Rossija, Rossija! Lautstark hallten die Russland-Rufe der erwartungsfrohen, aber auch sorgenvollen Fans durch das riesige Luschniki-Stadion. Der Druck auf Stürmerstar Fjodor Smolov und seine Kollegen war förmlich greifbar. Nur keine Pleite zum Auftakt. Die erste Erlösung folgte schnell. Alexander Golovin flankte auf Gasinski. Der Blondschopf köpfte zur Führung ein.

Der erste Versuch, gleich ein Treffer: Das war bei einer WM zuletzt Deutschland 2006 durch Philipp Lahm beim 4:2 gegen Costa Rica geglückt, twitterte Opta. In der Präsidenten-Loge reichte Putin mit einem breiten Grinsen dem saudischen Kronprinzen Mohammed bin Salman die Hand.

Das Tor brachte Ruhe ins Spiel, fast zu viel Ruhe. Denn die Sbornaja schnaufte erstmal durch. Dass dies gegen die Saudis gefährlich sein kann, hatte schon die deutsche Elf im mauen Test in Leverkusen (2:1) vergangene Woche erfahren müssen. Einen schnellen Vorstoß über Jassir Al-Shahrani konnte Topstürmer Mohammed Al-Sahlawi (21.) aber nicht nutzen.

"Ich glaube nicht, dass es einen Einfluss hatte, dass wir im ersten Spiel gegen den Gastgeber gespielt haben. Wir müssen unsere Lehren aus dem Spiel ziehen und im nächsten Spiel konzentriert auftreten. Ich habe großes Vertrauen in mein Team", sagte Juan Antonio Pizzi, der Trainer von Saudi-Arabien, nach dem Spiel.

Dzagoev droht WM-Aus

Bitter endete das Spiel für Alan Dzagoev schon nach 24 Minuten. Einen Sprint musste er abbrechen, der Griff an die Rückseite des linken Oberschenkels verhieß nichts Gutes - möglicherweise schon das WM-Aus für das schlampige Genie der Russen? Dzagoev verließ das Feld mit Tränen in den Augen.

Cherchesov brachte nicht einen der Mirantschuk-Zwillinge, sondern Cheryshev. Was für ein Glücksgriff. Der Spanien-Legionär legte mit einer Körpertäuschung die große Schwäche der saudischen Defensive offen.
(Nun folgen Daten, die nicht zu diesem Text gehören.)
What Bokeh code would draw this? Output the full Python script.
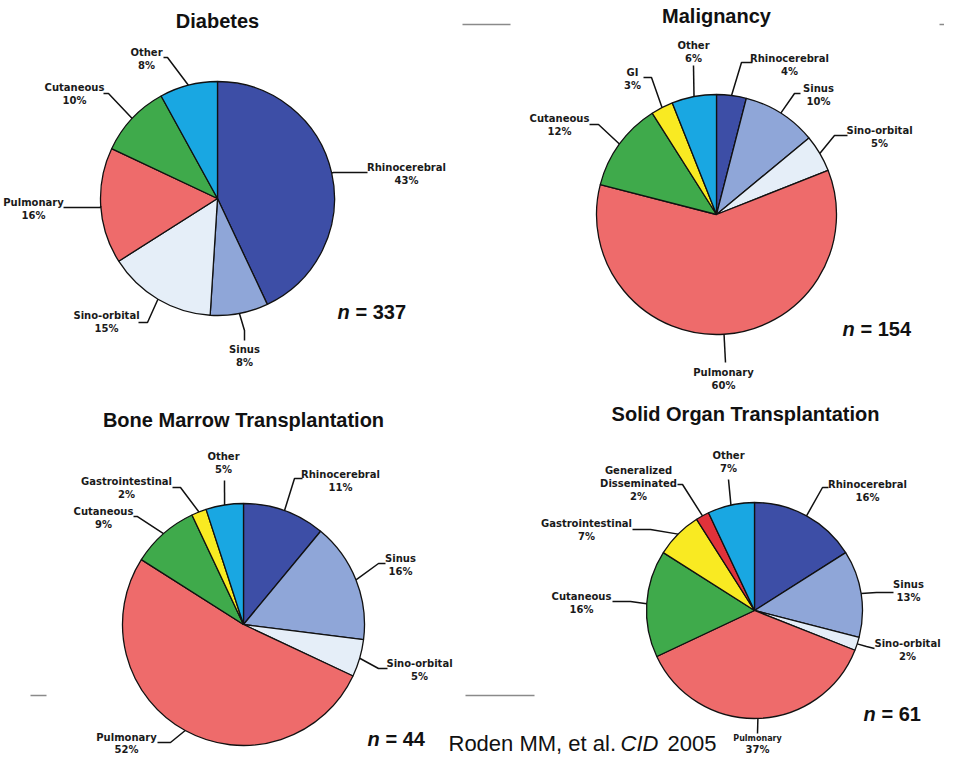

Zwei Verteidiger rutschten ins Leere - Cheryshev donnerte den Ball zum ersten Joker-Treffer eines WM-Eröffnungsspiels ins Tor. Cherchesov nahm auch das zweite Tor erstaunlich gelassen zur Kenntnis.

Das änderte sich beim 3:0. Als Dzyuba in der zweiten Halbzeit nahezu unbedrängt einköpfen konnte, war auch der ehemalige Dresden-Torwart emotional und ballte die Fäuste. Zuvor hatte die Sbornaja in den Sicherheitsmodus geschaltet und auf Konter gelauert. Saudi-Arabien hatte keine fußballerischen Mittel, die Niederlage zu verhindern. Im Gegenteil: In der Nachspielzeit legten Cheryshev mit einem traumhaften Schlenzer und Golovin per Freistoß nochmal nach.